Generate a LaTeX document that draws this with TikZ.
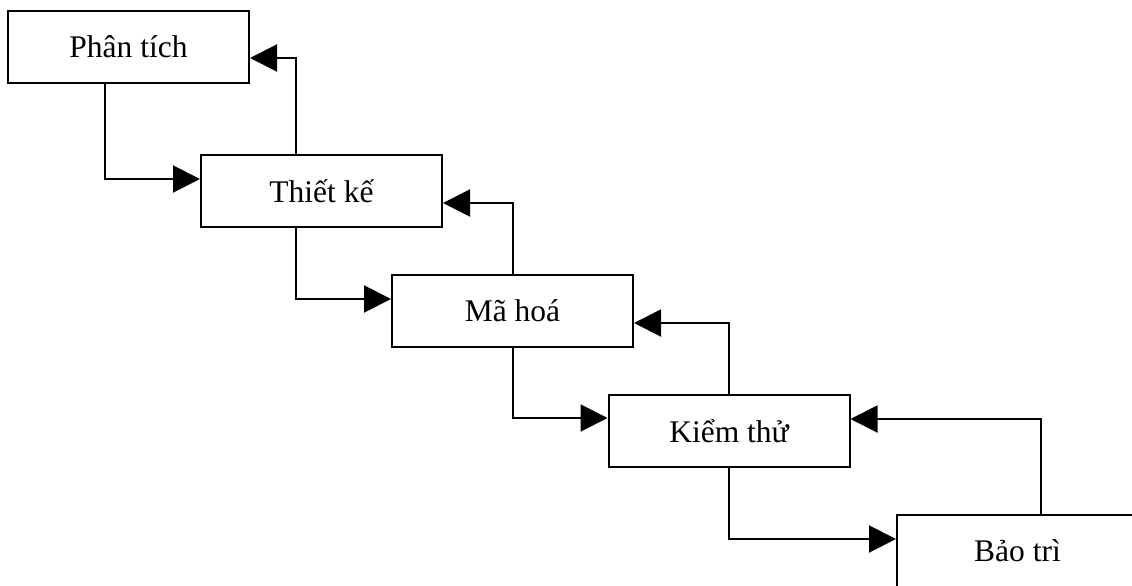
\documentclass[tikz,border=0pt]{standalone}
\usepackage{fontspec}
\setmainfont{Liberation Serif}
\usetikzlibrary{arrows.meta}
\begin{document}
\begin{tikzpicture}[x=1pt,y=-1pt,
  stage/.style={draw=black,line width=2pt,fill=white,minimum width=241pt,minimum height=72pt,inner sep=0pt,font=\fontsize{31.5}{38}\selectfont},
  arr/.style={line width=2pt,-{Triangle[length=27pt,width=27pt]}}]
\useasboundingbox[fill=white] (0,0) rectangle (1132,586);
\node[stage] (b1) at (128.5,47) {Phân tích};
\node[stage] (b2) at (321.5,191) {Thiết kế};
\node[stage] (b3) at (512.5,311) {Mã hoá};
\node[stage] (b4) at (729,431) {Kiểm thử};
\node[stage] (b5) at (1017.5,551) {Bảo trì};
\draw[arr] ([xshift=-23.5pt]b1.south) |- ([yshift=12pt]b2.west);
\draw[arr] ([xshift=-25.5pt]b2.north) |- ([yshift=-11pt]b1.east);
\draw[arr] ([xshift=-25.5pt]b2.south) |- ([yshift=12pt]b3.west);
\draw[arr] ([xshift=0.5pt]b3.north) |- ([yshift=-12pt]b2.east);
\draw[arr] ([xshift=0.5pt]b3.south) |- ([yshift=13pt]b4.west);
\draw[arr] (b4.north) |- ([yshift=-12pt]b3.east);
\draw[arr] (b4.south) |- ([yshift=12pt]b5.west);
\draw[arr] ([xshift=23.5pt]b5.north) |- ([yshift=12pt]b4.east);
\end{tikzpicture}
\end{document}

__STATED GOAL__: Except for the pictures, give all the material above again verbatim.

__WRITTEN SOLUTION__:
Generate a LaTeX document that draws this with TikZ.
\documentclass[tikz,border=0pt]{standalone}
\usepackage{fontspec}
\setmainfont{Liberation Serif}
\usetikzlibrary{arrows.meta}
\begin{document}
\begin{tikzpicture}[x=1pt,y=-1pt,
  stage/.style={draw=black,line width=2pt,fill=white,minimum width=241pt,minimum height=72pt,inner sep=0pt,font=\fontsize{31.5}{38}\selectfont},
  arr/.style={line width=2pt,-{Triangle[length=27pt,width=27pt]}}]
\useasboundingbox[fill=white] (0,0) rectangle (1132,586);
\node[stage] (b1) at (128.5,47) {Phân tích};
\node[stage] (b2) at (321.5,191) {Thiết kế};
\node[stage] (b3) at (512.5,311) {Mã hoá};
\node[stage] (b4) at (729,431) {Kiểm thử};
\node[stage] (b5) at (1017.5,551) {Bảo trì};
\draw[arr] ([xshift=-23.5pt]b1.south) |- ([yshift=12pt]b2.west);
\draw[arr] ([xshift=-25.5pt]b2.north) |- ([yshift=-11pt]b1.east);
\draw[arr] ([xshift=-25.5pt]b2.south) |- ([yshift=12pt]b3.west);
\draw[arr] ([xshift=0.5pt]b3.north) |- ([yshift=-12pt]b2.east);
\draw[arr] ([xshift=0.5pt]b3.south) |- ([yshift=13pt]b4.west);
\draw[arr] (b4.north) |- ([yshift=-12pt]b3.east);
\draw[arr] (b4.south) |- ([yshift=12pt]b5.west);
\draw[arr] ([xshift=23.5pt]b5.north) |- ([yshift=12pt]b4.east);
\end{tikzpicture}
\end{document}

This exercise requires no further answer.